Later that evening ... By the way, all of the remaining photos were taken at night with a flash ...
Where was I ... oh yes, later that evening ... the spadefoots were gone and the pond puddle supported lots of green tree frogs in and around the water. There was a lot of froggy telegraph chatter going on, but no sex.
Was I early?
Did the party start later in the evening?
Had I arrived late and missed it? No, no sign of eggs.
The sound was incredible and a few lucky friends got a phone picture message complete with audio recording as it happened.
I have a bit of noisy video via flashlight to share with you folks who visit PF, but lately Blooooger is not letting me upload video ... I keep getting an error message in gobbledygook code.
This one was singing like a crazy frog from the balcony seat in the willows.
On the walk back to PFHQ, I had to pass by the waterfolly we built.
It was being exclusively used by southern toads and they were trilling so loud that it almost hurt your ears.
There had to be about 2 dozen toads on the rocks and in the small pond.
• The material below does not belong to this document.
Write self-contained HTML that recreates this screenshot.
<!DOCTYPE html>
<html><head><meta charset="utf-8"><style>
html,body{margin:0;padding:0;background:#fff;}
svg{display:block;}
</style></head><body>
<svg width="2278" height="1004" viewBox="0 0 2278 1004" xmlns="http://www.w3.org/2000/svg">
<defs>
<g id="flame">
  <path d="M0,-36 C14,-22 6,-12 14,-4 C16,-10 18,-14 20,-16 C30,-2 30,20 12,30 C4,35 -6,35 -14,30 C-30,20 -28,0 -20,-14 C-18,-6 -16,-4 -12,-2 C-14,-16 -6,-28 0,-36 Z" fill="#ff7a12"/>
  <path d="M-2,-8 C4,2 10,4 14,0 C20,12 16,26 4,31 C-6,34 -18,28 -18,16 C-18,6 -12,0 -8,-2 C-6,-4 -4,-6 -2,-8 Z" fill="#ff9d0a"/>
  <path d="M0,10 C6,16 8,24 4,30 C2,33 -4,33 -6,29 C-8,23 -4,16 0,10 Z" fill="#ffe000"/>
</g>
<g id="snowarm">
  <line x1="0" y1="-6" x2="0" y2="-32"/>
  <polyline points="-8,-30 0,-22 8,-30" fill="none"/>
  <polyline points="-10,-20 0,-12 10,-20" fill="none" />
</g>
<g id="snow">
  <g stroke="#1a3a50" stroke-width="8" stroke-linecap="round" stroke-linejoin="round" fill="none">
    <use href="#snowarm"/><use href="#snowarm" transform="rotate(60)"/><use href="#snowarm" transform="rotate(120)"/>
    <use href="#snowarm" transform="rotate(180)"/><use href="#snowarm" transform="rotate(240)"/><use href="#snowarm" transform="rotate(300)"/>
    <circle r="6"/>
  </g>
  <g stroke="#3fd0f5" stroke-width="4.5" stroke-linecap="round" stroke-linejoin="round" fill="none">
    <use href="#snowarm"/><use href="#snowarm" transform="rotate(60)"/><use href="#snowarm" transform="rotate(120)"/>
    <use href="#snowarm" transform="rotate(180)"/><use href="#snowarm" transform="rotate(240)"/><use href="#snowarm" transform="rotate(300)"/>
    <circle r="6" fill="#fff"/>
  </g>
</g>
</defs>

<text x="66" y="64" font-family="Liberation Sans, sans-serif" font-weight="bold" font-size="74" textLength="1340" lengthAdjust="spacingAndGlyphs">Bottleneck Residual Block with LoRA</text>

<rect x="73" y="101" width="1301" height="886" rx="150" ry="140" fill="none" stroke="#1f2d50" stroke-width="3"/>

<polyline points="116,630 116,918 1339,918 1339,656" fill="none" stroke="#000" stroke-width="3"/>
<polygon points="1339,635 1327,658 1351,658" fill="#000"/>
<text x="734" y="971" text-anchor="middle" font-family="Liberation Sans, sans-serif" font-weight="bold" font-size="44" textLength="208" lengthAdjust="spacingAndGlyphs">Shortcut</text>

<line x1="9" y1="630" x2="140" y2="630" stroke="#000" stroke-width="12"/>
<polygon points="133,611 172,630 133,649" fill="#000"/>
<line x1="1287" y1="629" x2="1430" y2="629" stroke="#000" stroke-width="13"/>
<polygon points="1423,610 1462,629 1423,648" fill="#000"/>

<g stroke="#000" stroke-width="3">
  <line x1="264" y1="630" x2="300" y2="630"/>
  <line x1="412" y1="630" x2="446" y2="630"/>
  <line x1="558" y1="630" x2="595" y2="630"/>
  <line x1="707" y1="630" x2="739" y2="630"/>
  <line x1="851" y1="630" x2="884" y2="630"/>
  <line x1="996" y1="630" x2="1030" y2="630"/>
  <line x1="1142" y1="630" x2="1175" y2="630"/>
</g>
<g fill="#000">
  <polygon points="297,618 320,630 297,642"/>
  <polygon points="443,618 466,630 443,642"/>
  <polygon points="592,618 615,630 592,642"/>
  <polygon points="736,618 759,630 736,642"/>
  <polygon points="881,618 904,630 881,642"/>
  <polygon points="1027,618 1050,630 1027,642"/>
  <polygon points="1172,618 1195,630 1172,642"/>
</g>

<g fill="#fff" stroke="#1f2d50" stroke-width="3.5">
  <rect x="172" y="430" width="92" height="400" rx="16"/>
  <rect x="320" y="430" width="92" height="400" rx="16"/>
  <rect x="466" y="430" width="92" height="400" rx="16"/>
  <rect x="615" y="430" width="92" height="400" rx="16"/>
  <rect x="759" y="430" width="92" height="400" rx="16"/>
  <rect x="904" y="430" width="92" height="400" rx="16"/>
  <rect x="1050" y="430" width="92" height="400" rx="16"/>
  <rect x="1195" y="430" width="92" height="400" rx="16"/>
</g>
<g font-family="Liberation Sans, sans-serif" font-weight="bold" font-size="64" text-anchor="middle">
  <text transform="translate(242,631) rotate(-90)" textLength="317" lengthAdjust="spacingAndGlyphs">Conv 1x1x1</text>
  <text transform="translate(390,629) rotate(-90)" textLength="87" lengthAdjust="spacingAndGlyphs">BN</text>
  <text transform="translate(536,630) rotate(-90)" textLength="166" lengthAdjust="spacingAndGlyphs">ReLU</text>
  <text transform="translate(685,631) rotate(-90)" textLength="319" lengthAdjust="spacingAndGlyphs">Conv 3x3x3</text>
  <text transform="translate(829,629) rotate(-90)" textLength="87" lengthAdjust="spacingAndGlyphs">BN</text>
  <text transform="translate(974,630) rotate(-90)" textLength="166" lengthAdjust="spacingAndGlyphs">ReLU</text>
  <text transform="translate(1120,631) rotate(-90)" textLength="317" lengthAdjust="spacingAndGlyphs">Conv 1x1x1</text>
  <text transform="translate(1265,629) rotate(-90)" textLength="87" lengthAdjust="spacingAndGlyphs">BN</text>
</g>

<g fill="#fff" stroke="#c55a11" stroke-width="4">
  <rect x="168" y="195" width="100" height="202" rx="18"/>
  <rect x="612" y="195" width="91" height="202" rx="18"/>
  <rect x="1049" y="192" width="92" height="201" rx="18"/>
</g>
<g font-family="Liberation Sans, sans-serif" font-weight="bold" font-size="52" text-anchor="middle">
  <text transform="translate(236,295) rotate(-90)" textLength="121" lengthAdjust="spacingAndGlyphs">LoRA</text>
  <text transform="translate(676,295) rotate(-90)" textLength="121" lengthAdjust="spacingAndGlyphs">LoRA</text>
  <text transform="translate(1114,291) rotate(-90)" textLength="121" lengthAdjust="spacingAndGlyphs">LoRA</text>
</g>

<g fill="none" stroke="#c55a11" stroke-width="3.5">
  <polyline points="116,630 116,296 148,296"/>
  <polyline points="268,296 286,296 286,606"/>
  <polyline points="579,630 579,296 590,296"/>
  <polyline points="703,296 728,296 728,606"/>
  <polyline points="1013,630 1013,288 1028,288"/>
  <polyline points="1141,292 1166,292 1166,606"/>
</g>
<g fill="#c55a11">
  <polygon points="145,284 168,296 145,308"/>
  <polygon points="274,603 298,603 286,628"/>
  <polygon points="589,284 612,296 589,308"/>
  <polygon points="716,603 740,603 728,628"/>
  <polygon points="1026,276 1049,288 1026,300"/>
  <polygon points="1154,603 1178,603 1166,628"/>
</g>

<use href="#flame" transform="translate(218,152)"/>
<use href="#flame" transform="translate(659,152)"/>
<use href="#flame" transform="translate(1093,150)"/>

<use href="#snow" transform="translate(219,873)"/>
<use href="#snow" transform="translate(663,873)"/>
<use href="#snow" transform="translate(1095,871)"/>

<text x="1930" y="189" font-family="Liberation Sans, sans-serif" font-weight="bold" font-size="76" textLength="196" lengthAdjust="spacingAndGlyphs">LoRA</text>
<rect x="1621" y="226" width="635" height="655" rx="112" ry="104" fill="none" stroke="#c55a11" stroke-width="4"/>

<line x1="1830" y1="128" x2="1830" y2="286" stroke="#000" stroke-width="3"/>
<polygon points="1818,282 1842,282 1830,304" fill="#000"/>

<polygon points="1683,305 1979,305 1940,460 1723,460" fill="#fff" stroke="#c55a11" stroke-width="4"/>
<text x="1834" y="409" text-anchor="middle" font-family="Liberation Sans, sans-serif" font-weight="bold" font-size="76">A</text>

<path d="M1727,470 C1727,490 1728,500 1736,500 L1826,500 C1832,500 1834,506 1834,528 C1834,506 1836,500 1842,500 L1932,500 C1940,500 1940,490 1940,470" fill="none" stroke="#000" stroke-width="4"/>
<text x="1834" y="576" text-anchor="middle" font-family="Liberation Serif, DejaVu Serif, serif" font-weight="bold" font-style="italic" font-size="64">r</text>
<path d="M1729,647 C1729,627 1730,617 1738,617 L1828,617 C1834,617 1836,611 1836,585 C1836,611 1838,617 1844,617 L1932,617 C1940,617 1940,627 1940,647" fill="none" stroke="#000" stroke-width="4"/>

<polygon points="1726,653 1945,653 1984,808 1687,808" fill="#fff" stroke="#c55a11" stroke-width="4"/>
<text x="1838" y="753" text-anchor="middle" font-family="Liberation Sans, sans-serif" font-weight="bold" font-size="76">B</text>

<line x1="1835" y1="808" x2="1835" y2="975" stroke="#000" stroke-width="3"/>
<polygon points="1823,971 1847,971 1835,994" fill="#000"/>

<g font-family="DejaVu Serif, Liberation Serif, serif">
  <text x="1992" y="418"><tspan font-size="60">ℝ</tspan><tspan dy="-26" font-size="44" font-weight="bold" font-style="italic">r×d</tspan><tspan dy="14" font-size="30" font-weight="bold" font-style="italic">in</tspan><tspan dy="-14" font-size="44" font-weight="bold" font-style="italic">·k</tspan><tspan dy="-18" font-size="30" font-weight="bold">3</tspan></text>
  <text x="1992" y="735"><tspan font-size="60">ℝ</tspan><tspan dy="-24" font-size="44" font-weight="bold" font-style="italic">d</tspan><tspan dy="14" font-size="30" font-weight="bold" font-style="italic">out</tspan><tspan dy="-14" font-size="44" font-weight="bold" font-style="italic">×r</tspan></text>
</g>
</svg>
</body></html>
It was pretty crazy in there with lots of grabbing and wrestling going on.
The potted blue flag iris offered a resting place for toads needing to catch their breath before heading back into the fray.
The koi were getting an eyeful of frog frolicing and wisely chose to lay low for the evening.
It was quite the amphibiesque day ... and night. Interesting how each species chose it's place and time, although they all needed water to keep things going.
By the next day, the water in the pond puddle was gone, absorbed by the still thirsty, sandy clay at the pond bottom.